◆ Exercise prompt ◆
State only the number of lines that contain the string "chart".

◆ Dataset records ◆
---------------

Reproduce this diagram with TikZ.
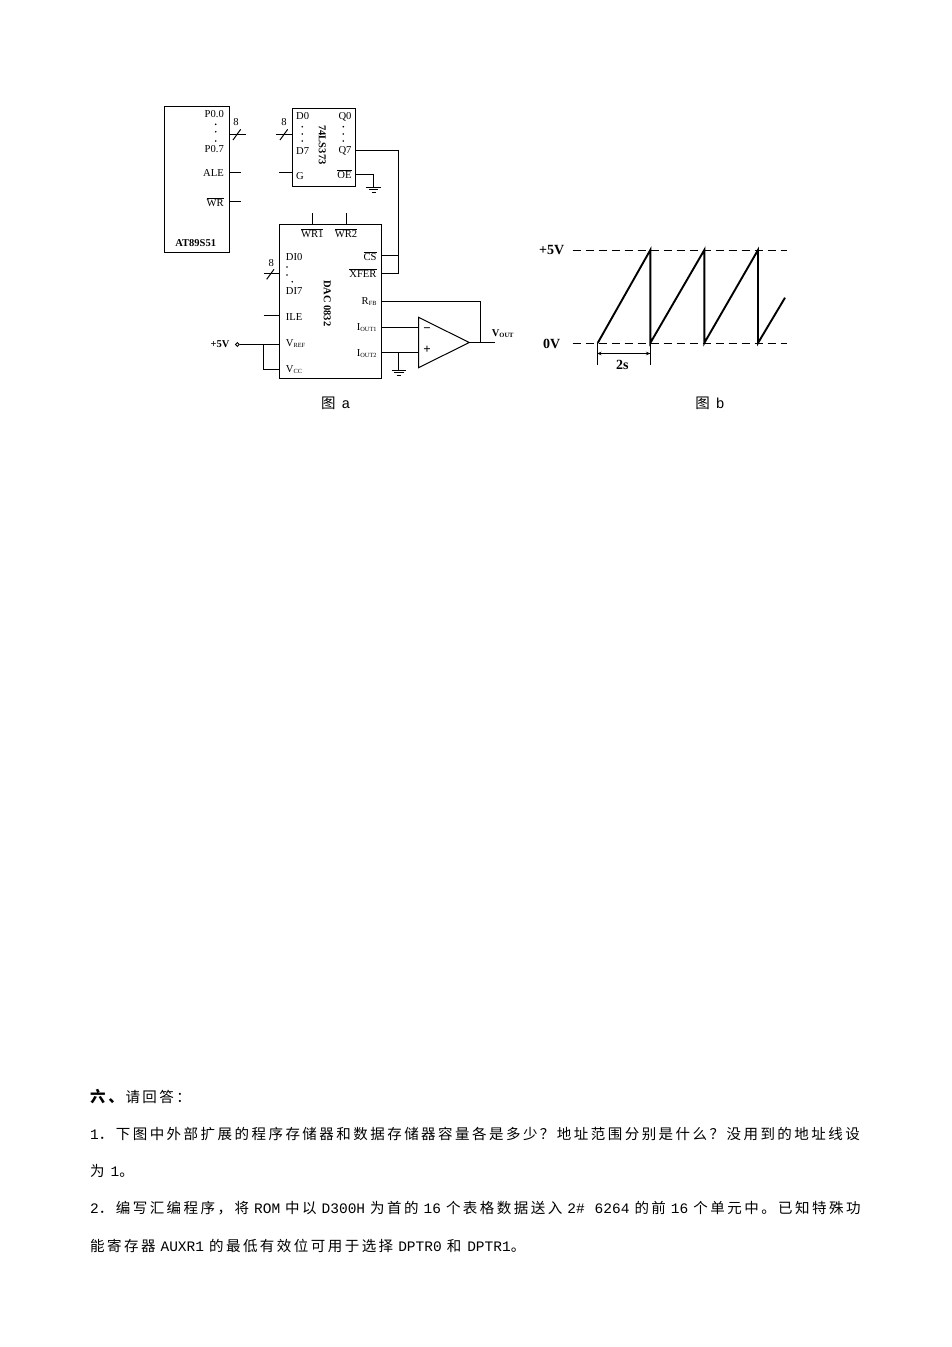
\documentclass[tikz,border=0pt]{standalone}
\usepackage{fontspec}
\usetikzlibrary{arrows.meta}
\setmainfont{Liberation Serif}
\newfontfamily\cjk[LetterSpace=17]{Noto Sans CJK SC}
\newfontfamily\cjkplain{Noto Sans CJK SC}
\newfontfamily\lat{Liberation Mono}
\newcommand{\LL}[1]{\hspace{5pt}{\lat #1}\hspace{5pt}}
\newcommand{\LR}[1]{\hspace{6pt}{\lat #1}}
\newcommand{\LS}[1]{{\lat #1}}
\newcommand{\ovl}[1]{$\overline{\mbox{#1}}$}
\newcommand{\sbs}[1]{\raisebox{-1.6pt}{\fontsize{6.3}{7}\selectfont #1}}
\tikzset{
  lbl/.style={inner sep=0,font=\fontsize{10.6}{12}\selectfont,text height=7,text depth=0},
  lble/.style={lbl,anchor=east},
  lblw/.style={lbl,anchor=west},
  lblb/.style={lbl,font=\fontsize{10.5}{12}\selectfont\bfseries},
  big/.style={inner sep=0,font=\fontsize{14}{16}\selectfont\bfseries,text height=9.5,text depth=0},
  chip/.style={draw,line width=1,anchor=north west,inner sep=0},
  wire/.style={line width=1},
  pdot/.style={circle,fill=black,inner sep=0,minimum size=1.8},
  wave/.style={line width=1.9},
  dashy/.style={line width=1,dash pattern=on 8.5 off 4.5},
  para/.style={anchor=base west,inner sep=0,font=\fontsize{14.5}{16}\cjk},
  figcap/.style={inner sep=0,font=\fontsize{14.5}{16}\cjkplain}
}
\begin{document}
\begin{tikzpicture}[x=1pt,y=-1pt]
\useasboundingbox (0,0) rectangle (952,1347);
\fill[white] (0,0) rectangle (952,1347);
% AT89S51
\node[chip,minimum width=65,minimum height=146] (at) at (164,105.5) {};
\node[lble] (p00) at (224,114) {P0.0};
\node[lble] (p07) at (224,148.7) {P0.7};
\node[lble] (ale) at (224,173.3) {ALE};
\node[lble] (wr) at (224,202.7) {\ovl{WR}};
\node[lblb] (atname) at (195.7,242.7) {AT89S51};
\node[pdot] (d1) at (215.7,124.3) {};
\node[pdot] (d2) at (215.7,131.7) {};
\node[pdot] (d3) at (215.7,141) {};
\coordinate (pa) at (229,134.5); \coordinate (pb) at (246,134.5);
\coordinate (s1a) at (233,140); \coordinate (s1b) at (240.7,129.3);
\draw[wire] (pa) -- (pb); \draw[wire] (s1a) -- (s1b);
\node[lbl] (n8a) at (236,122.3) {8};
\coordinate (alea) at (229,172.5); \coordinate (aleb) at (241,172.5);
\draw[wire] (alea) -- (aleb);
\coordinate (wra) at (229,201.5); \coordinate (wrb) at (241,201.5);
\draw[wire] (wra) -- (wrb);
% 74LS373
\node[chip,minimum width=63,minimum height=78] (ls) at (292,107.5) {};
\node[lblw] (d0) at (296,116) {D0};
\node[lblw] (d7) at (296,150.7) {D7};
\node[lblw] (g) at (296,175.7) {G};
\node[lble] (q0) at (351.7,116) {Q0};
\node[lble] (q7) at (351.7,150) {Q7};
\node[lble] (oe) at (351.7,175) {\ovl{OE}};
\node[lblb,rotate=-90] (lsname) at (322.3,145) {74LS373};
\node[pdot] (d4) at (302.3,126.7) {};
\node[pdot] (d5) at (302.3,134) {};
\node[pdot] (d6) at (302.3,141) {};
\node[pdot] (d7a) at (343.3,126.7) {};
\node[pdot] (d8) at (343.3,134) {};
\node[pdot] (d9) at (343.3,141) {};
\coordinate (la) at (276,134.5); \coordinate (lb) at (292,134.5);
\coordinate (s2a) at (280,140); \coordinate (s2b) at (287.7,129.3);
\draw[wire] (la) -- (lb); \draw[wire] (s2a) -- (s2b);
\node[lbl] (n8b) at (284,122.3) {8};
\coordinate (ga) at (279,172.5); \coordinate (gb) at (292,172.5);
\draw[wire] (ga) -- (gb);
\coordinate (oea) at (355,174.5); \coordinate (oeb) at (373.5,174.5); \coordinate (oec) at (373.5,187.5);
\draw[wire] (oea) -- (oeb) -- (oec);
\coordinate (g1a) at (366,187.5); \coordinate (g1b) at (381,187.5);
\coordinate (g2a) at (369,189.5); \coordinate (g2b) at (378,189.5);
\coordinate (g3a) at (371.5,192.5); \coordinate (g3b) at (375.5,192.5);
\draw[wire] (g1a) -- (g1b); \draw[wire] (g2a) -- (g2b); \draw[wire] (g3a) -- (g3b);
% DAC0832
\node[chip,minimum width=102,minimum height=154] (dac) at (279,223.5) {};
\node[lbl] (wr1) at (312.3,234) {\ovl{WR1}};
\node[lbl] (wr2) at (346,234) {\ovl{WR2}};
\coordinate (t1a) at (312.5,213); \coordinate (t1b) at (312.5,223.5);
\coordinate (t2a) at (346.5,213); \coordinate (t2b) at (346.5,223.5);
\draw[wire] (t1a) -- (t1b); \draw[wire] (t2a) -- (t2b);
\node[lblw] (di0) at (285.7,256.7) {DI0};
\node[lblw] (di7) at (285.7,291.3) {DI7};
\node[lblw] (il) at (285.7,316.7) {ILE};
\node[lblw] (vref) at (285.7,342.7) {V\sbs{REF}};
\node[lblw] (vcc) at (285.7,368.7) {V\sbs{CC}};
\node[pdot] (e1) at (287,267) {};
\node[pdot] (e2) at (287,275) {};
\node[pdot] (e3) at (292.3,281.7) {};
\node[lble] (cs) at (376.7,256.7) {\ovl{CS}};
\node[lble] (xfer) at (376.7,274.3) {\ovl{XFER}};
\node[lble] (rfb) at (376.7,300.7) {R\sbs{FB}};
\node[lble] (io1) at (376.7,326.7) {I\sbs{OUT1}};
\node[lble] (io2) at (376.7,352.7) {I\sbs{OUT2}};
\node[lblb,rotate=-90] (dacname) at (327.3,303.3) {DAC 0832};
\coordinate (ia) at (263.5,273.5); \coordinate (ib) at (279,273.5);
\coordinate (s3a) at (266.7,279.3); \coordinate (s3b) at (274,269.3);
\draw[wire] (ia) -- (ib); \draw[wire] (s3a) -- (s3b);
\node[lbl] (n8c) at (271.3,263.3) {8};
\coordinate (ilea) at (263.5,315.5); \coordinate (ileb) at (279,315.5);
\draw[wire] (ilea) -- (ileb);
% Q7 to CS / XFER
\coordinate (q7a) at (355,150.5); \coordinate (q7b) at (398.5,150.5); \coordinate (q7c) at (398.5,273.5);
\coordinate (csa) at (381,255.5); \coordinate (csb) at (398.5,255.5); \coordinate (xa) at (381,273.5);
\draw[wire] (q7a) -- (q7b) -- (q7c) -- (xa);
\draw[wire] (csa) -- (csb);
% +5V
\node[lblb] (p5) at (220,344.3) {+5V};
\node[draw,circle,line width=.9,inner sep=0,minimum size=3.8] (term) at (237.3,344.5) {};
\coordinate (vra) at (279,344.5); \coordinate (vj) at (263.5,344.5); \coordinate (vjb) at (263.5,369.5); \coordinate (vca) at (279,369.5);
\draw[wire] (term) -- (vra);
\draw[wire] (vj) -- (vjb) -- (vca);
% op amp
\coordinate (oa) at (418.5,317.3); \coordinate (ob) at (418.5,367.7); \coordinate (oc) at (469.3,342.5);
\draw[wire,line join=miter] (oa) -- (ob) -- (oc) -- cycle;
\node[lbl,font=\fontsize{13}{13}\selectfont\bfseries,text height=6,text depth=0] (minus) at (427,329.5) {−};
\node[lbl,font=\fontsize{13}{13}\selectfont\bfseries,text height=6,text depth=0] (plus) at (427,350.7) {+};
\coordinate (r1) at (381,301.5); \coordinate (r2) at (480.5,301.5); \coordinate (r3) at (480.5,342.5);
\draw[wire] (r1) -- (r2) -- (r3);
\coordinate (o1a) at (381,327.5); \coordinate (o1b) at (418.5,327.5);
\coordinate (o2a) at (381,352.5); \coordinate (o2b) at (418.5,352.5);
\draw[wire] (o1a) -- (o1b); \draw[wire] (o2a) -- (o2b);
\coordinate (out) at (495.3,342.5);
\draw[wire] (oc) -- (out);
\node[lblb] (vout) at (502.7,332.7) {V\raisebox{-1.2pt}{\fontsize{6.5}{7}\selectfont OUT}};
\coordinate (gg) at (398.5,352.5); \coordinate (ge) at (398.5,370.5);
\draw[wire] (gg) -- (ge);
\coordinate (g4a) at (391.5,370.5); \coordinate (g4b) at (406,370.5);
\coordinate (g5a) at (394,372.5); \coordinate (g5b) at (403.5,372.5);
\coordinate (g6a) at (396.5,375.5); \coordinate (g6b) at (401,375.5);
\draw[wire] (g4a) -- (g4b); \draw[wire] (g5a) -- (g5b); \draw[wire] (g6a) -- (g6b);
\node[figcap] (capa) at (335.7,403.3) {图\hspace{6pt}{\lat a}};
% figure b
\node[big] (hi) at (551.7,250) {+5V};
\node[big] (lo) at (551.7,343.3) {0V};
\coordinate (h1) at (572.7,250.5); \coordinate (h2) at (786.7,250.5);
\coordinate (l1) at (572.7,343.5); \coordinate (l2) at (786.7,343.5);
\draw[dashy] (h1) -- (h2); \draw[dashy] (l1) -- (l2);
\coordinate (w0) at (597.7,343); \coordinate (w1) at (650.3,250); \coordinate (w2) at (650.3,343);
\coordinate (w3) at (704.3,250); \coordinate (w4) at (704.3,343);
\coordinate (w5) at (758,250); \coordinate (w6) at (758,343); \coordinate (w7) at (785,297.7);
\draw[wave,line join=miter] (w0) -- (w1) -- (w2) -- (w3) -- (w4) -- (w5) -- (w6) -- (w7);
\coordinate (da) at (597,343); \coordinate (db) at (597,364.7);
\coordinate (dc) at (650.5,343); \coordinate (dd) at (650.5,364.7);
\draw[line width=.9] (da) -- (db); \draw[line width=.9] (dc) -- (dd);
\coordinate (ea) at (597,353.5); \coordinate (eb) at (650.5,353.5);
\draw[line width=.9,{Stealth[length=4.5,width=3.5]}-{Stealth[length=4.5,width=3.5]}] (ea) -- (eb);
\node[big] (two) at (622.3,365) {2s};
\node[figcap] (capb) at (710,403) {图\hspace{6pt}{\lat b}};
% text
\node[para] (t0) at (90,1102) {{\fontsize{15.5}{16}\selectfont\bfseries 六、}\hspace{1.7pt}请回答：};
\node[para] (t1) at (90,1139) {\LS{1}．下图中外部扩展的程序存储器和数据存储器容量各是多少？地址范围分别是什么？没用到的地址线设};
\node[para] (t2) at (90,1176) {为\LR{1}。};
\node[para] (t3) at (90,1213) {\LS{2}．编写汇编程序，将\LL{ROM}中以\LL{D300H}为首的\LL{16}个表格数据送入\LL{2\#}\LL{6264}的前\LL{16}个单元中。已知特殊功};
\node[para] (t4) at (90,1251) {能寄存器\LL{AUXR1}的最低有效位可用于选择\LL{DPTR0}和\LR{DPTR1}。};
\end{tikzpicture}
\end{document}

---------------

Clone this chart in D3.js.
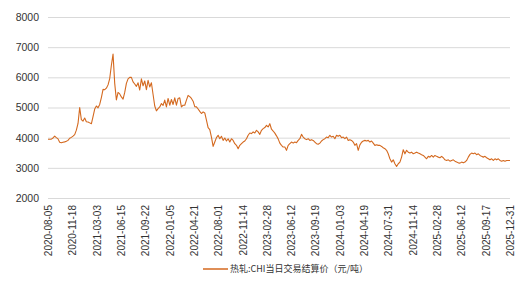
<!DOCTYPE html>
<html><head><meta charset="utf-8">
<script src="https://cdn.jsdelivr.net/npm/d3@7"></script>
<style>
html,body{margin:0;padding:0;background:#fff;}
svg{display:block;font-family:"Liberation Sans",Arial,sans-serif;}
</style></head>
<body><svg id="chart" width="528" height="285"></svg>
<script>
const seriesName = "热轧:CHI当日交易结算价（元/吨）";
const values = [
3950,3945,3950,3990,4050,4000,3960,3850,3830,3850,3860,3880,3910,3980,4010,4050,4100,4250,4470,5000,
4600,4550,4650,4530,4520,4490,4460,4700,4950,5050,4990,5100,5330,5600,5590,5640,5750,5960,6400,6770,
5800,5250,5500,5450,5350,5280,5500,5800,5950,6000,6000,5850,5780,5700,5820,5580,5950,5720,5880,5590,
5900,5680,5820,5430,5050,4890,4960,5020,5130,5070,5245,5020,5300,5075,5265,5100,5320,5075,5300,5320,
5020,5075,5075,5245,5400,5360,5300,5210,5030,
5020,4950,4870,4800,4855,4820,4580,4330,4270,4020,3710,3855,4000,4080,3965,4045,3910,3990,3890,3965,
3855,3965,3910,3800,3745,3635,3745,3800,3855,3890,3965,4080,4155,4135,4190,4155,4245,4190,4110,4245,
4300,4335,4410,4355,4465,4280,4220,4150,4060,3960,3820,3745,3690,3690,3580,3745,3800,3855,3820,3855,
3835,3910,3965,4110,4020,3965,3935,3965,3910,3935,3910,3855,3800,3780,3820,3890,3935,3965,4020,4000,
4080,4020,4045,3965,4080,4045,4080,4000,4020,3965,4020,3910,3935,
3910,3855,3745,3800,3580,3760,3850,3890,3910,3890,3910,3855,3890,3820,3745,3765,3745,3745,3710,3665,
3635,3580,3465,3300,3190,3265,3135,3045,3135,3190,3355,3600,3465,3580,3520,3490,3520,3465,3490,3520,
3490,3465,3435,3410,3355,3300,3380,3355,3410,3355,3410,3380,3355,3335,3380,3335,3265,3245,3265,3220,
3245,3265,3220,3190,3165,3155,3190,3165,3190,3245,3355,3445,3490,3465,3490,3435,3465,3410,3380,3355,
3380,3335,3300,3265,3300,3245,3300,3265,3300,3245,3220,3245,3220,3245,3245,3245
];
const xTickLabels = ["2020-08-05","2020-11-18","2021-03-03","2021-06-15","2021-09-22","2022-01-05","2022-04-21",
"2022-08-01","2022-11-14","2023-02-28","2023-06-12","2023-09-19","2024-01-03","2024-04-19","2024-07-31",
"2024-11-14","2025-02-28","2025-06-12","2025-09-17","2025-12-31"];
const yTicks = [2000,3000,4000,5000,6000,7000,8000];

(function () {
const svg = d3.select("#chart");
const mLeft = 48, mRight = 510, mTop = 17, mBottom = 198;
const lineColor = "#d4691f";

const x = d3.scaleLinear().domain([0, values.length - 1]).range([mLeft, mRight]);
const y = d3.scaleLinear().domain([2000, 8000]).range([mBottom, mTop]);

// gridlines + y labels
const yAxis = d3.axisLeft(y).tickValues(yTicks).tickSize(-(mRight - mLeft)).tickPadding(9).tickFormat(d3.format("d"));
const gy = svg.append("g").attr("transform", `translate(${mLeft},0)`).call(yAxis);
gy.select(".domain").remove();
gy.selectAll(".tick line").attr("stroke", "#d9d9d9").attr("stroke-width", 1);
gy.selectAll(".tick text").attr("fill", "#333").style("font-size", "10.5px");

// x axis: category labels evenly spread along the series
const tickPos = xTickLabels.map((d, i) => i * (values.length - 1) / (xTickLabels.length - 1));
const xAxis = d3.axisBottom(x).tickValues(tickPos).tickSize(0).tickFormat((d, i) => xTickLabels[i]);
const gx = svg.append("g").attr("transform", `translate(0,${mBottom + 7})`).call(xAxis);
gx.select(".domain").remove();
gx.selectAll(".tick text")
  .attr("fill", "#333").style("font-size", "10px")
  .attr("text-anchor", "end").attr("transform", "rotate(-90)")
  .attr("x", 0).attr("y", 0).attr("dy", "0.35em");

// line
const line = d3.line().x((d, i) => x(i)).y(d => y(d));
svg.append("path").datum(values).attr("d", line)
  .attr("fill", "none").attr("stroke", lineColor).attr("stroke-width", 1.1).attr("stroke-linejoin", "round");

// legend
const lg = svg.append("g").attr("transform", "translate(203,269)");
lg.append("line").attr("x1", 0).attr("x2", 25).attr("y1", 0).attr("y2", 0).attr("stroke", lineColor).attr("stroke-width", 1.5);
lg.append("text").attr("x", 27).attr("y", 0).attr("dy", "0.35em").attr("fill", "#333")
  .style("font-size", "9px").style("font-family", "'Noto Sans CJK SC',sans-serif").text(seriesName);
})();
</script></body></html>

---------------

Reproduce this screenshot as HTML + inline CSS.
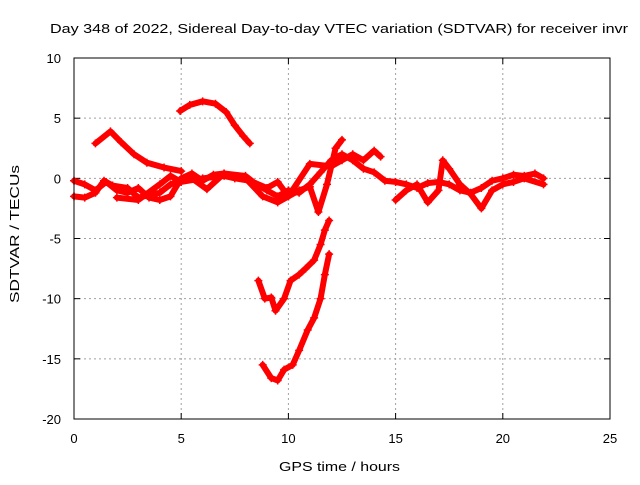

---------------

◆ Written answer ◆
3